History & Culture

Modern history was made at our 2013 reinterment ceremony
Our history is modern and ancient.  One piece of modern history at our site was the 2003 reinterment ceremonies shown here.

The African Burial Ground National Monument's story is both old and new; It began use in the 17th or 18th century, but was only rediscovered in 1991. Our story is both the story of the Africans whose holy place this was, but also the story of the modern day New Yorkers who fought to honor these ancestors. One such ancestor is Christopher Moore, a descendant of Groot Manuel--one of the first 11 enslaved Africans in New York City--who has written extensively on our history. A brief history of our site written by author and historian Christopher Moore can be downloaded here (PDF 1.15MB).

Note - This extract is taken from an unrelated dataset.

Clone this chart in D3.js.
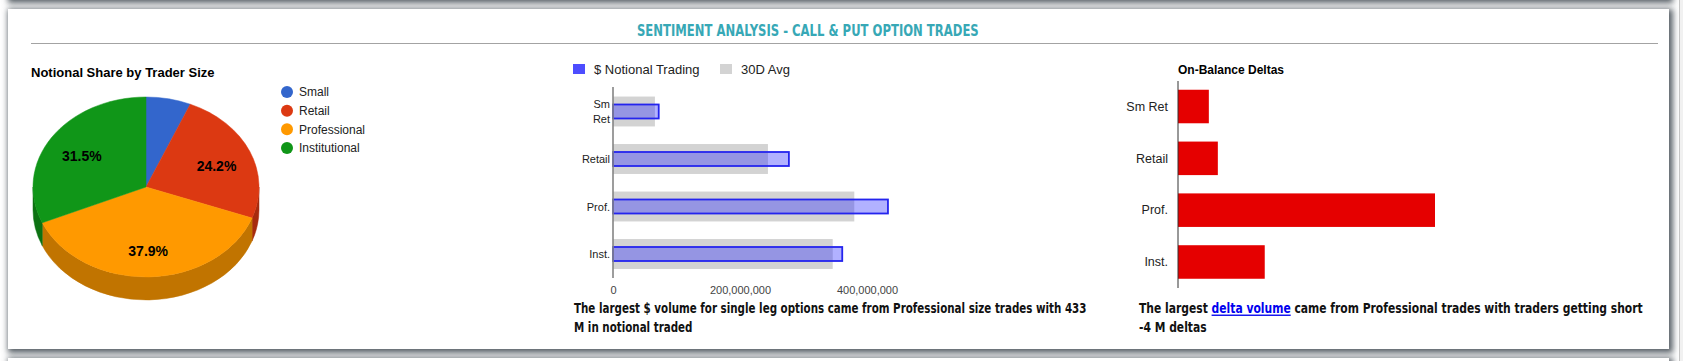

The African Burial Ground National Monument is the first National Monument dedicated to Africans of early New York and Americans of African descent. Among other National Monuments in New York City, it joined the Statue of Liberty, Ellis Island, and Castle Clinton National Monument - all administered by the National Park Service. For more on the history of the National Park Service, or the sites we administer.

The African Burial Ground became a National Historic Landmark in 1993. National Historic Landmarks are nationally significant historic places designated by the Secretary of the Interior because they possess exceptional value or quality in illustrating or interpreting the heritage of the United States. Learn more about National Historic Landmarks or the New York City Landmarks Preservation Commission.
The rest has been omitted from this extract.